--- Start DATA EXCERPT ---

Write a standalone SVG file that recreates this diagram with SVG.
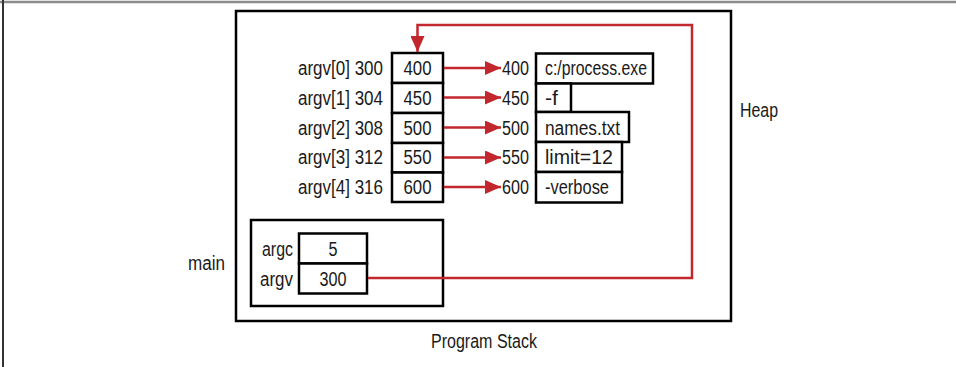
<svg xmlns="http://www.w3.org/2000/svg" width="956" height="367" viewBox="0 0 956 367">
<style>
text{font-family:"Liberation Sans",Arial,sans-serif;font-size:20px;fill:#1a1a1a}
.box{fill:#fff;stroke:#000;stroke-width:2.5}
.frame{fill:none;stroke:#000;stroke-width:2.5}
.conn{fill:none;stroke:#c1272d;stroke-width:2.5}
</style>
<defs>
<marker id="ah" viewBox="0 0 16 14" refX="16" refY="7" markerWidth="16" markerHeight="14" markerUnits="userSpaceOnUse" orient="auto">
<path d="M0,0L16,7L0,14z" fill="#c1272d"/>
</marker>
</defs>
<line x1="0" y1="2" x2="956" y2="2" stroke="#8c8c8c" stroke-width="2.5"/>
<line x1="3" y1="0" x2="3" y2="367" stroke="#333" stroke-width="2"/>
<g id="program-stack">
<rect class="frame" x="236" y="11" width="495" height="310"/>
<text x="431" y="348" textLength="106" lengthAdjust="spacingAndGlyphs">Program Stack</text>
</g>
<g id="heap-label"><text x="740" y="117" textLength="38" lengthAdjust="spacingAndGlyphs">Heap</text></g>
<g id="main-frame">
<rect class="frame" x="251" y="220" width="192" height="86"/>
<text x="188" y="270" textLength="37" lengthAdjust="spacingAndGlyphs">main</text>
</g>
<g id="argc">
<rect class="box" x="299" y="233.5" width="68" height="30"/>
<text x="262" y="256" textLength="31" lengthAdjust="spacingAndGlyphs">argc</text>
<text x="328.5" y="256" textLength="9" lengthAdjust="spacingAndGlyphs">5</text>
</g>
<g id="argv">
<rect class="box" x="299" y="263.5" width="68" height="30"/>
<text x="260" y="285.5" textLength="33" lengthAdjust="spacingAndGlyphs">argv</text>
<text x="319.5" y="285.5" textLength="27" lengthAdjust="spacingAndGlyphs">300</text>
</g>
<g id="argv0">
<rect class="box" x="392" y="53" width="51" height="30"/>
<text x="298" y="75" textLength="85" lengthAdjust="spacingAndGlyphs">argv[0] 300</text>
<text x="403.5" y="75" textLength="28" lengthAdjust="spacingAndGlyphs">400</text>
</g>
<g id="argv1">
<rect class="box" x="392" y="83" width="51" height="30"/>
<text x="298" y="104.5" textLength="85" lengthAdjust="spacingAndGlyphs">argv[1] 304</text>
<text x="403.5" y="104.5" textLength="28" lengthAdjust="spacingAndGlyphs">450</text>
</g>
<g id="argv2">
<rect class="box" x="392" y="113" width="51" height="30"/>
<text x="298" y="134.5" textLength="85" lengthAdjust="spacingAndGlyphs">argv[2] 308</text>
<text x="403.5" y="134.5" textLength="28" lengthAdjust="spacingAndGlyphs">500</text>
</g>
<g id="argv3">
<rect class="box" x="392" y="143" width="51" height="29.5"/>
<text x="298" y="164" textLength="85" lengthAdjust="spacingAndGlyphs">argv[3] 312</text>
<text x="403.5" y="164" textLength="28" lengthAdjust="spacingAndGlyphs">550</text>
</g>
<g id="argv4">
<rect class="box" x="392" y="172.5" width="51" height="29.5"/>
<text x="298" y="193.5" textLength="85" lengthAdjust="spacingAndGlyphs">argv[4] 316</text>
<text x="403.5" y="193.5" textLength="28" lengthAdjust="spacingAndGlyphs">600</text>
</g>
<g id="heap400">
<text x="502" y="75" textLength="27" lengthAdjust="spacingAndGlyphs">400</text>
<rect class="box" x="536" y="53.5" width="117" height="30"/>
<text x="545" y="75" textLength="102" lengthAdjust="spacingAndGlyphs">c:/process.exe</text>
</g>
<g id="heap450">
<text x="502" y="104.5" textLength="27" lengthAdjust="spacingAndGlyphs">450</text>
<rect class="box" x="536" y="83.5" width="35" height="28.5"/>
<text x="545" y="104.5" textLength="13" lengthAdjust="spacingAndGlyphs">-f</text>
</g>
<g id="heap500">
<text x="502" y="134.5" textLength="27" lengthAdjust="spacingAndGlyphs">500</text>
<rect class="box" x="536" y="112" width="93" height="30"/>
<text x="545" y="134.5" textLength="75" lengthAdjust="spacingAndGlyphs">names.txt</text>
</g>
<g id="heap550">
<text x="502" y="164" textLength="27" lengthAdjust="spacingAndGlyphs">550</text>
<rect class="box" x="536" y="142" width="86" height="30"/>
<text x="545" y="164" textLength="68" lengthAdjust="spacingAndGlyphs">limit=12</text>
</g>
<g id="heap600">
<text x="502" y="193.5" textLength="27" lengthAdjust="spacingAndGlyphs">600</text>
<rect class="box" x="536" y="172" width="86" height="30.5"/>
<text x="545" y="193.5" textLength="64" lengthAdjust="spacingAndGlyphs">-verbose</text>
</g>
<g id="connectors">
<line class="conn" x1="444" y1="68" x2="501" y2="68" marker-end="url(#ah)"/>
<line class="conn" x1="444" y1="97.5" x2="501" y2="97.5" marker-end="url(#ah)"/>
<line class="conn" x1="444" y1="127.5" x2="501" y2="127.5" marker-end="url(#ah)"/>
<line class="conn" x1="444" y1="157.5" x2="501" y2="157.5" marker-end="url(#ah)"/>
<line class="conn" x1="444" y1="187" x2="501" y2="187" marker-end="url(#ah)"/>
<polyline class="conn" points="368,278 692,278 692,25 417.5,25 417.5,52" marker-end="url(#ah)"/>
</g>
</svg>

--- End DATA EXCERPT ---

> _WHAT IS BEING ASKED_
Each line of the material must be retyped exactly, except that images are omitted.

> _EXERCISE RESPONSE_
Write a standalone SVG file that recreates this diagram with SVG.
<svg xmlns="http://www.w3.org/2000/svg" width="956" height="367" viewBox="0 0 956 367">
<style>
text{font-family:"Liberation Sans",Arial,sans-serif;font-size:20px;fill:#1a1a1a}
.box{fill:#fff;stroke:#000;stroke-width:2.5}
.frame{fill:none;stroke:#000;stroke-width:2.5}
.conn{fill:none;stroke:#c1272d;stroke-width:2.5}
</style>
<defs>
<marker id="ah" viewBox="0 0 16 14" refX="16" refY="7" markerWidth="16" markerHeight="14" markerUnits="userSpaceOnUse" orient="auto">
<path d="M0,0L16,7L0,14z" fill="#c1272d"/>
</marker>
</defs>
<line x1="0" y1="2" x2="956" y2="2" stroke="#8c8c8c" stroke-width="2.5"/>
<line x1="3" y1="0" x2="3" y2="367" stroke="#333" stroke-width="2"/>
<g id="program-stack">
<rect class="frame" x="236" y="11" width="495" height="310"/>
<text x="431" y="348" textLength="106" lengthAdjust="spacingAndGlyphs">Program Stack</text>
</g>
<g id="heap-label"><text x="740" y="117" textLength="38" lengthAdjust="spacingAndGlyphs">Heap</text></g>
<g id="main-frame">
<rect class="frame" x="251" y="220" width="192" height="86"/>
<text x="188" y="270" textLength="37" lengthAdjust="spacingAndGlyphs">main</text>
</g>
<g id="argc">
<rect class="box" x="299" y="233.5" width="68" height="30"/>
<text x="262" y="256" textLength="31" lengthAdjust="spacingAndGlyphs">argc</text>
<text x="328.5" y="256" textLength="9" lengthAdjust="spacingAndGlyphs">5</text>
</g>
<g id="argv">
<rect class="box" x="299" y="263.5" width="68" height="30"/>
<text x="260" y="285.5" textLength="33" lengthAdjust="spacingAndGlyphs">argv</text>
<text x="319.5" y="285.5" textLength="27" lengthAdjust="spacingAndGlyphs">300</text>
</g>
<g id="argv0">
<rect class="box" x="392" y="53" width="51" height="30"/>
<text x="298" y="75" textLength="85" lengthAdjust="spacingAndGlyphs">argv[0] 300</text>
<text x="403.5" y="75" textLength="28" lengthAdjust="spacingAndGlyphs">400</text>
</g>
<g id="argv1">
<rect class="box" x="392" y="83" width="51" height="30"/>
<text x="298" y="104.5" textLength="85" lengthAdjust="spacingAndGlyphs">argv[1] 304</text>
<text x="403.5" y="104.5" textLength="28" lengthAdjust="spacingAndGlyphs">450</text>
</g>
<g id="argv2">
<rect class="box" x="392" y="113" width="51" height="30"/>
<text x="298" y="134.5" textLength="85" lengthAdjust="spacingAndGlyphs">argv[2] 308</text>
<text x="403.5" y="134.5" textLength="28" lengthAdjust="spacingAndGlyphs">500</text>
</g>
<g id="argv3">
<rect class="box" x="392" y="143" width="51" height="29.5"/>
<text x="298" y="164" textLength="85" lengthAdjust="spacingAndGlyphs">argv[3] 312</text>
<text x="403.5" y="164" textLength="28" lengthAdjust="spacingAndGlyphs">550</text>
</g>
<g id="argv4">
<rect class="box" x="392" y="172.5" width="51" height="29.5"/>
<text x="298" y="193.5" textLength="85" lengthAdjust="spacingAndGlyphs">argv[4] 316</text>
<text x="403.5" y="193.5" textLength="28" lengthAdjust="spacingAndGlyphs">600</text>
</g>
<g id="heap400">
<text x="502" y="75" textLength="27" lengthAdjust="spacingAndGlyphs">400</text>
<rect class="box" x="536" y="53.5" width="117" height="30"/>
<text x="545" y="75" textLength="102" lengthAdjust="spacingAndGlyphs">c:/process.exe</text>
</g>
<g id="heap450">
<text x="502" y="104.5" textLength="27" lengthAdjust="spacingAndGlyphs">450</text>
<rect class="box" x="536" y="83.5" width="35" height="28.5"/>
<text x="545" y="104.5" textLength="13" lengthAdjust="spacingAndGlyphs">-f</text>
</g>
<g id="heap500">
<text x="502" y="134.5" textLength="27" lengthAdjust="spacingAndGlyphs">500</text>
<rect class="box" x="536" y="112" width="93" height="30"/>
<text x="545" y="134.5" textLength="75" lengthAdjust="spacingAndGlyphs">names.txt</text>
</g>
<g id="heap550">
<text x="502" y="164" textLength="27" lengthAdjust="spacingAndGlyphs">550</text>
<rect class="box" x="536" y="142" width="86" height="30"/>
<text x="545" y="164" textLength="68" lengthAdjust="spacingAndGlyphs">limit=12</text>
</g>
<g id="heap600">
<text x="502" y="193.5" textLength="27" lengthAdjust="spacingAndGlyphs">600</text>
<rect class="box" x="536" y="172" width="86" height="30.5"/>
<text x="545" y="193.5" textLength="64" lengthAdjust="spacingAndGlyphs">-verbose</text>
</g>
<g id="connectors">
<line class="conn" x1="444" y1="68" x2="501" y2="68" marker-end="url(#ah)"/>
<line class="conn" x1="444" y1="97.5" x2="501" y2="97.5" marker-end="url(#ah)"/>
<line class="conn" x1="444" y1="127.5" x2="501" y2="127.5" marker-end="url(#ah)"/>
<line class="conn" x1="444" y1="157.5" x2="501" y2="157.5" marker-end="url(#ah)"/>
<line class="conn" x1="444" y1="187" x2="501" y2="187" marker-end="url(#ah)"/>
<polyline class="conn" points="368,278 692,278 692,25 417.5,25 417.5,52" marker-end="url(#ah)"/>
</g>
</svg>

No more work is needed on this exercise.